Phony Tiara Fools Louvre

Phony Tiara Fools Louvre, image courtesy of Archaeology Online

First off, my apologies for not having checked in last week, it is December after all and this would be art detective has had a little more on their plate than normal.

I thought for this week we might focus on a forgery particularly relevant to the Louvre, as, after all, the Louvre inspires this blog in many ways.

This story begins in 1894 with Israel Rouchomovsky, a goldsmith in Odessa. He was approached by two men asking that he create a beautiful gold headpiece in an antique style. He was asked to It was intended for an archaeologist friend of the men, or so they told Rouchomovsky. Instead, it got sold to the Louvre two years later. It was marketed as a tiara given to Saïtaphernes, the Scythian king who is believed to have received expensive tributes in exchange for not razing cities to the ground.
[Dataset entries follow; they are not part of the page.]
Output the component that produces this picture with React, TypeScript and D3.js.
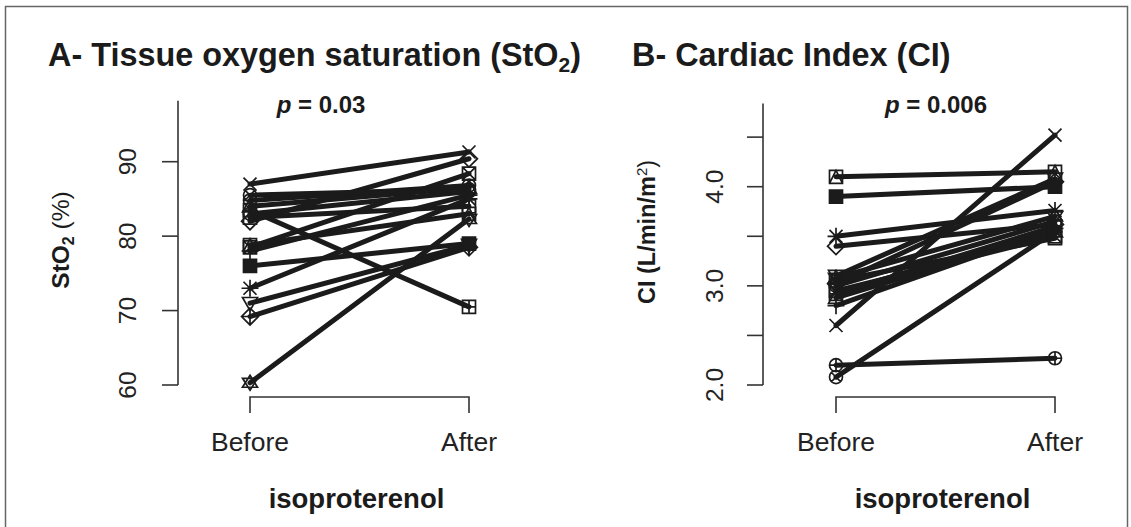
import { useEffect, useRef } from 'react';
import * as d3 from 'd3';

// conditions on the x axis
const conditions = ['Before', 'After'];

// A - tissue oxygen saturation (%), one entry per patient
const stoBefore = [82.5, 83.0, 84.0, 78.0, 87.0, 82.0, 71.0, 78.5, 73.0, 69.2, 84.8, 60.3, 83.5, 85.5, 78.8, 76.0];
const stoAfter = [84.0, 86.0, 86.5, 85.5, 91.3, 90.4, 78.8, 88.4, 85.0, 78.5, 86.8, 82.3, 70.5, 86.3, 83.0, 79.0];
const stoTicks = [60, 70, 80, 90];

// B - cardiac index (L/min/m2)
const ciBefore = [3.05, 3.0, 2.88, 2.8, 2.6, 3.4, 3.1, 2.95, 3.5, 3.02, 2.2, 3.08, 2.92, 2.08, 4.1, 3.9];
const ciAfter = [3.48, 3.65, 3.55, 3.58, 4.52, 3.62, 4.08, 3.5, 3.76, 4.05, 2.27, 3.7, 3.6, 3.55, 4.15, 4.0];
const ciTicks = [2, 2.5, 3, 3.5, 4, 4.5];
const ciTickLabels = ['2.0', '', '3.0', '', '4.0', ''];

// R plotting symbol per patient
const pchs = d3.range(16);

const FONT = '"Liberation Sans", Arial, Helvetica, sans-serif';
const INK = '#1b1b1b';

// outline of an R pch symbol centred on 0,0
const symbolPath = (pch, s) => {
  const sq = `M${-s},${-s}H${s}V${s}H${-s}Z`;
  const circ = `M${s},0A${s},${s} 0 1,1 ${-s},0A${s},${s} 0 1,1 ${s},0Z`;
  const t = s * 1.15;
  const triUp = `M0,${-t}L${t},${t * 0.75}L${-t},${t * 0.75}Z`;
  const triDown = `M0,${t}L${t},${-t * 0.75}L${-t},${-t * 0.75}Z`;
  const plus = `M${-s * 1.3},0H${s * 1.3}M0,${-s * 1.3}V${s * 1.3}`;
  const cross = `M${-s},${-s}L${s},${s}M${-s},${s}L${s},${-s}`;
  const d = s * 1.3;
  const diamond = `M0,${-d}L${d},0L0,${d}L${-d},0Z`;
  switch (pch) {
    case 0: return sq;
    case 1: return circ;
    case 2: return triUp;
    case 3: return plus;
    case 4: return cross;
    case 5: return diamond;
    case 6: return triDown;
    case 7: return sq + cross;
    case 8: return plus + cross;
    case 9: return diamond + `M${-d},0H${d}M0,${-d}V${d}`;
    case 10: return circ + `M${-s},0H${s}M0,${-s}V${s}`;
    case 11: return `M0,${-t}L${t},${t * 0.6}L${-t},${t * 0.6}Z` + `M0,${t}L${t},${-t * 0.6}L${-t},${-t * 0.6}Z`;
    case 12: return sq + `M${-s},0H${s}M0,${-s}V${s}`;
    case 13: return circ + `M${-s * 0.7},${-s * 0.7}L${s * 0.7},${s * 0.7}M${-s * 0.7},${s * 0.7}L${s * 0.7},${-s * 0.7}`;
    case 14: return sq + `M${-s},${s}L0,${-s}L${s},${s}`;
    default: return sq;
  }
};

const drawPanel = (g, opt) => {
  const { x, y, before, after, ticks, tickLabels, axisTop, axisX, tickLabelX } = opt;

  // y axis
  g.append('line')
    .attr('x1', axisX).attr('x2', axisX)
    .attr('y1', y(axisTop)).attr('y2', y(ticks[0]))
    .attr('stroke', '#333').attr('stroke-width', 1.6);
  g.selectAll('.ytick').data(ticks).enter().append('line')
    .attr('x1', axisX).attr('x2', axisX - 16)
    .attr('y1', d => y(d)).attr('y2', d => y(d))
    .attr('stroke', '#333').attr('stroke-width', 1.6);
  g.selectAll('.ylab').data(ticks).enter().append('text')
    .attr('transform', d => `translate(${tickLabelX},${y(d)}) rotate(-90)`)
    .attr('dy', '0.35em')
    .attr('text-anchor', 'middle')
    .attr('font-size', 24.5)
    .attr('fill', '#222')
    .text((d, i) => tickLabels[i]);

  // x axis
  const [x0, x1] = [x(0), x(1)];
  g.append('path')
    .attr('d', `M${x0},413V397H${x1}V413`)
    .attr('fill', 'none').attr('stroke', '#333').attr('stroke-width', 1.6);
  g.selectAll('.xlab').data(conditions).enter().append('text')
    .attr('x', (d, i) => x(i)).attr('y', 451)
    .attr('text-anchor', 'middle')
    .attr('font-size', 26.5)
    .attr('fill', '#222')
    .text(d => d);
  g.append('text')
    .attr('x', (x0 + x1) / 2 - 3).attr('y', 508)
    .attr('text-anchor', 'middle')
    .attr('font-size', 27.5).attr('font-weight', 'bold')
    .attr('fill', INK)
    .text('isoproterenol');

  // patient lines
  const line = d3.line().x((d, i) => x(i)).y(d => y(d));
  before.forEach((b, i) => {
    g.append('path')
      .datum([b, after[i]])
      .attr('d', line)
      .attr('fill', 'none')
      .attr('stroke', INK)
      .attr('stroke-width', 5)
      .attr('stroke-linecap', 'round');
  });

  // symbols at both ends
  before.forEach((b, i) => {
    [b, after[i]].forEach((v, k) => {
      g.append('path')
        .attr('transform', `translate(${x(k)},${y(v)})`)
        .attr('d', symbolPath(pchs[i], 6.5))
        .attr('fill', pchs[i] === 15 ? INK : 'none')
        .attr('stroke', INK)
        .attr('stroke-width', 1.7);
    });
  });
};

const App = () => {
  const svgRef = useRef();

  useEffect(() => {
    const svg = d3.select(svgRef.current);
    svg.selectAll('*').remove();

    svg.append('rect')
      .attr('x', 5.5).attr('y', 6.5)
      .attr('width', 1122).attr('height', 600)
      .attr('fill', 'none').attr('stroke', '#666').attr('stroke-width', 1.5);

    const g = svg.append('g').attr('font-family', FONT);

    // Panel A
    const xA = d3.scaleLinear().domain([0, 1]).range([250, 469]);
    const yA = d3.scaleLinear().domain([60, 90]).range([385, 161.7]);
    drawPanel(g, {
      x: xA, y: yA, before: stoBefore, after: stoAfter,
      ticks: stoTicks, tickLabels: stoTicks.map(String),
      axisTop: 98.2, axisX: 178, tickLabelX: 127,
    });

    const tA = g.append('text').attr('x', 48).attr('y', 66)
      .attr('font-size', 32.4).attr('font-weight', 'bold').attr('fill', INK);
    tA.append('tspan').text('A- Tissue oxygen saturation (StO');
    tA.append('tspan').attr('font-size', 21).attr('dy', 6).text('2');
    tA.append('tspan').attr('dy', -6).text(')');

    const pA = g.append('text').attr('x', 321).attr('y', 113)
      .attr('text-anchor', 'middle')
      .attr('font-size', 24).attr('font-weight', 'bold').attr('fill', INK);
    pA.append('tspan').attr('font-style', 'italic').text('p');
    pA.append('tspan').text(' = 0.03');

    const yl = g.append('text')
      .attr('transform', 'translate(60,240) rotate(-90)')
      .attr('dy', '0.35em')
      .attr('text-anchor', 'middle')
      .attr('font-size', 24.5).attr('font-weight', 'bold').attr('fill', INK);
    yl.append('tspan').text('StO');
    yl.append('tspan').attr('font-size', 16).attr('dy', 5).text('2');
    yl.append('tspan').attr('dy', -5).attr('font-weight', 'normal').text(' (%)');

    // Panel B
    const xB = d3.scaleLinear().domain([0, 1]).range([836, 1055]);
    const yB = d3.scaleLinear().domain([2, 4]).range([385, 186.7]);
    drawPanel(g, {
      x: xB, y: yB, before: ciBefore, after: ciAfter,
      ticks: ciTicks, tickLabels: ciTickLabels,
      axisTop: 4.84, axisX: 763, tickLabelX: 714,
    });

    g.append('text').attr('x', 632).attr('y', 66)
      .attr('font-size', 32.4).attr('font-weight', 'bold').attr('fill', INK)
      .text('B- Cardiac Index (CI)');

    const pB = g.append('text').attr('x', 936).attr('y', 113)
      .attr('text-anchor', 'middle')
      .attr('font-size', 24).attr('font-weight', 'bold').attr('fill', INK);
    pB.append('tspan').attr('font-style', 'italic').text('p');
    pB.append('tspan').text(' = 0.006');

    const yl2 = g.append('text')
      .attr('transform', 'translate(647,232) rotate(-90)')
      .attr('dy', '0.35em')
      .attr('text-anchor', 'middle')
      .attr('font-size', 23.5).attr('font-weight', 'bold').attr('fill', INK);
    yl2.append('tspan').text('CI (L/min/m');
    yl2.append('tspan').attr('font-size', 15).attr('dy', -8).attr('font-weight', 'normal').text('2');
    yl2.append('tspan').attr('dy', 8).attr('font-weight', 'normal').text(')');
  }, []);

  return (
    <svg
      ref={svgRef}
      width={1131}
      height={527}
      style={{ position: 'absolute', left: 0, top: 0, background: '#fff' }}
    />
  );
};

export default App;
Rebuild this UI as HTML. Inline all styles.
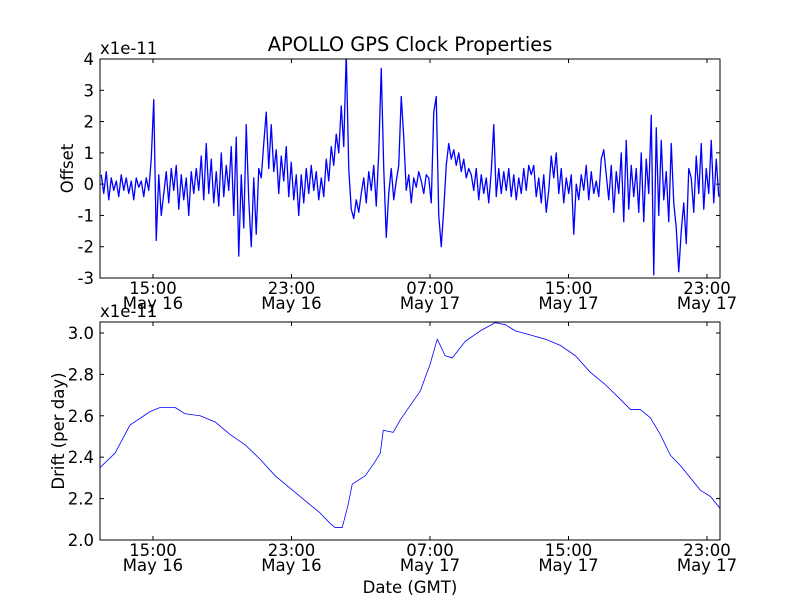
<!DOCTYPE html>
<html><head><meta charset="utf-8"><style>
body{margin:0;background:#fff}
svg{display:block;font-family:"DejaVu Sans","Liberation Sans",sans-serif}
</style></head><body>
<svg id="chart" width="800" height="600" viewBox="0 0 800 600" xmlns="http://www.w3.org/2000/svg">
<rect width="800" height="600" fill="#fff"/>
<text x="410" y="51" font-size="19.4" text-anchor="middle">APOLLO GPS Clock Properties</text>
<g id="top"></g>
<g id="bot"></g>
</svg>
<script>
// hours since May 16 00:00
const xDomain = [11.94, 47.75];
const xTickHours = [15, 23, 31, 39, 47];
const xTickTimes = ["15:00", "23:00", "07:00", "15:00", "23:00"];
const xTickDates = ["May 16", "May 16", "May 17", "May 17", "May 17"];
const offsetTicks = [-3, -2, -1, 0, 1, 2, 3, 4];
const driftTicks = [2.0, 2.2, 2.4, 2.6, 2.8, 3.0];
const driftTickLabels = ["2.0", "2.2", "2.4", "2.6", "2.8", "3.0"];
const offsetValues = [
0.3,-0.3,0.4,-0.5,0.2,-0.2,0.1,-0.4,0.3,-0.2,0.2,-0.3,0.1,-0.5,0.2,-0.1,0.1,-0.4,0.2,-0.2,
0.8,2.7,-1.8,0.3,-1.0,
-0.3,0.4,-0.6,0.5,-0.2,0.6,-0.8,0.3,-0.5,0.2,-1.0,0.4,-0.3,0.5,-0.2,
0.9,-0.5,1.3,-0.3,0.8,-0.6,0.4,-0.7,1.0,-0.4,0.6,-0.2,
1.2,-1.0,1.5,-2.3,0.3,-1.4,1.9,-0.5,-2.0,0.2,-1.6,0.5,
0.2,1.3,2.3,0.5,1.9,0.4,1.1,-0.3,0.9,0.1,1.2,-0.4,0.7,-0.5,0.3,-1.0,
0.3,-0.6,0.5,-0.3,0.6,-0.2,0.4,-0.5,0.2,-0.4,0.8,0.1,1.2,0.6,1.6,
1.0,2.5,1.2,4.2,0.5,-0.8,-1.1,-0.5,-0.9,
-0.3,0.2,-0.6,0.4,-0.2,0.6,-0.7,1.0,3.7,0.5,-1.7,-0.3,0.5,-0.5,0.1,0.6,2.8,1.5,-0.2,0.3,-0.6,0.2,-0.1,0.4,
0.1,-0.3,0.3,0.2,-0.6,2.3,2.8,-1.0,-2.0,-0.8,
0.6,1.3,0.8,1.1,0.6,1.0,0.4,0.8,0.2,0.5,
0.3,-0.2,0.5,-0.5,0.3,-0.3,0.2,-0.6,0.4,1.9,-0.4,0.5,-0.3,0.4,-0.2,0.5,-0.4,0.3,-0.5,0.2,-0.3,0.5,-0.2,0.6,0.3,0.6,-0.4,0.2,
-0.6,0.3,-0.9,-0.2,0.9,0.2,1.0,-0.3,0.5,-0.6,0.2,-0.3,0.3,-1.6,0.0,-0.5,0.3,-0.2,0.6,-0.5,0.4,-0.3,0.1,-0.4,
0.8,1.1,0.3,-0.5,0.6,-0.9,0.4,-0.3,1.0,-1.2,1.4,-0.8,0.6,-0.4,0.5,-0.9,
1.0,-1.2,0.8,-0.3,2.2,-2.9,1.8,-1.0,1.4,-0.5,0.4,-1.2,1.3,-0.6,-1.4,-2.8,-1.5,-0.6,-1.9,0.5,
0.2,-0.9,0.9,-0.3,1.3,-0.8,0.5,-0.3,1.4,-0.6,0.8,-0.4
];
const driftHours = [11.94,12.81,13.67,14.83,15.41,16.28,16.85,17.72,18.59,19.45,20.32,21.19,22.06,22.92,23.79,24.66,25.23,25.52,25.93,26.27,26.51,27.26,27.84,28.13,28.30,28.88,29.28,29.86,30.44,31.01,31.42,31.88,32.29,33.04,33.9,34.77,35.35,35.93,36.8,37.66,38.53,39.4,40.26,41.13,41.99,42.58,43.15,43.73,44.3,44.88,45.46,46.04,46.62,47.2,47.78];
const driftValues = [2.35,2.42,2.555,2.62,2.64,2.64,2.61,2.60,2.57,2.51,2.46,2.39,2.31,2.25,2.19,2.13,2.08,2.06,2.06,2.17,2.27,2.31,2.38,2.42,2.53,2.52,2.58,2.65,2.72,2.85,2.97,2.89,2.88,2.96,3.01,3.05,3.04,3.01,2.99,2.97,2.94,2.89,2.81,2.75,2.68,2.63,2.63,2.59,2.51,2.41,2.36,2.30,2.24,2.21,2.15];

const NS = "http://www.w3.org/2000/svg";
const L = 100, R = 720;
const FS = "16.5";
function xScale(h){ return L + (h - xDomain[0]) / (xDomain[1] - xDomain[0]) * (R - L); }
function mk(tag, attrs, parent){ const e = document.createElementNS(NS, tag); for (const k in attrs) e.setAttribute(k, attrs[k]); parent.appendChild(e); return e; }

function drawAxes(g, top, bottom, yMin, yMax, yTicks, yLabels, prefix){
  const ys = v => bottom - (v - yMin) / (yMax - yMin) * (bottom - top);
  xTickHours.forEach((h, i) => {
    const x = xScale(h);
    const t1 = mk("line", {x1:x, x2:x, y1:bottom, y2:bottom-4, stroke:"#000"}, g);
    
    
    const t2 = mk("line", {x1:x, x2:x, y1:top, y2:top+4, stroke:"#000"}, g);
    
    
    const a = mk("text", {x:x, y:bottom+16, "font-size":FS, "text-anchor":"middle"}, g);
    a.textContent = xTickTimes[i];
    
    
    const b = mk("text", {x:x, y:bottom+31, "font-size":FS, "text-anchor":"middle"}, g);
    b.textContent = xTickDates[i];
    
    
  });
  yTicks.forEach((v, i) => {
    const y = ys(v);
    const t1 = mk("line", {x1:L, x2:L+4, y1:y, y2:y, stroke:"#000"}, g);
    
    
    const t2 = mk("line", {x1:R, x2:R-4, y1:y, y2:y, stroke:"#000"}, g);
    
    
    const t = mk("text", {x:L-6, y:y+6, "font-size":FS, "text-anchor":"end"}, g);
    t.textContent = yLabels[i];
    
    
  });
  return ys;
}

function drawPanel(id, top, bottom, yMin, yMax, yTicks, yLabels, hours, vals, lw, ylabel, ylx, prefix){
  const g = document.getElementById(id);
  
  
  const clipId = id + "clip";
  const cp = mk("clipPath", {id: clipId}, g);
  mk("rect", {x:L, y:top, width:R-L, height:bottom-top}, cp);
  const ys = drawAxes(g, top, bottom, yMin, yMax, yTicks, yLabels, prefix);
  const pts = vals.map((v, i) => xScale(hours[i]).toFixed(2) + "," + ys(v).toFixed(2)).join(" ");
  const line = mk("polyline", {points:pts, fill:"none", stroke:"#0000ff", "stroke-width":lw, "stroke-linejoin":"round", "clip-path":"url(#"+clipId+")"}, g);
  
  
  const frame = mk("rect", {x:L, y:top, width:R-L, height:bottom-top, fill:"none", stroke:"#000", "stroke-width":"1"}, g);
  
  
  const mult = mk("text", {x:L, y:top-5, "font-size":FS}, g);
  mult.textContent = "x1e-11";
  
  
  const yl = mk("text", {x:ylx, y:(top+bottom)/2, "font-size":FS, "text-anchor":"middle", transform:"rotate(-90 "+ylx+" "+((top+bottom)/2)+")"}, g);
  yl.textContent = ylabel;
  
  
}

const offsetHours = offsetValues.map((v, i) => xDomain[0] + (i + 0.5) * (xDomain[1] - xDomain[0]) / offsetValues.length);
drawPanel("top", 59, 278, -3, 4, offsetTicks, offsetTicks.map(String), offsetHours, offsetValues, 1.3, "Offset", 73, "offset");
drawPanel("bot", 322, 540, 2.0, 3.053, driftTicks, driftTickLabels, driftHours, driftValues, 0.8, "Drift (per day)", 64, "drift");

const svg = document.getElementById("chart");
const xl = mk("text", {x:410, y:593, "font-size":FS, "text-anchor":"middle"}, svg);
xl.textContent = "Date (GMT)";


</script>
</body></html>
The museum was thrilled with the purchase, believing it to corroborate similar accounts of gifts paid to Saïtaphernes by the Greek colony of Olbia during his siege of the important port.  Unfortunately for the Louvre the tiara was almost immediately attacked by academics and archaeologists alike, arguing that the inscriptions and designs were all wrong and that there  should be more patina or external aging on the piece.  The Louvre denied the allegations as long as possible, until Rouchomovsky finally got to hearing about the tiara all the way back in Odessa, and came in person to claim the tiara as his own.  Only until he reproduced a part of the tiara before their very eyes did the Louvre finally concede defeat, and quickly locked the tiara in the basement and never mentioned it again.

Rouchomosky on the other hand did quite well by the whole escapade, and became a celebrated jeweler in the City of Lights, living in Paris until his death.  At one point there was some speculation that Rouchmovsky was in on the plan himself, what do you think?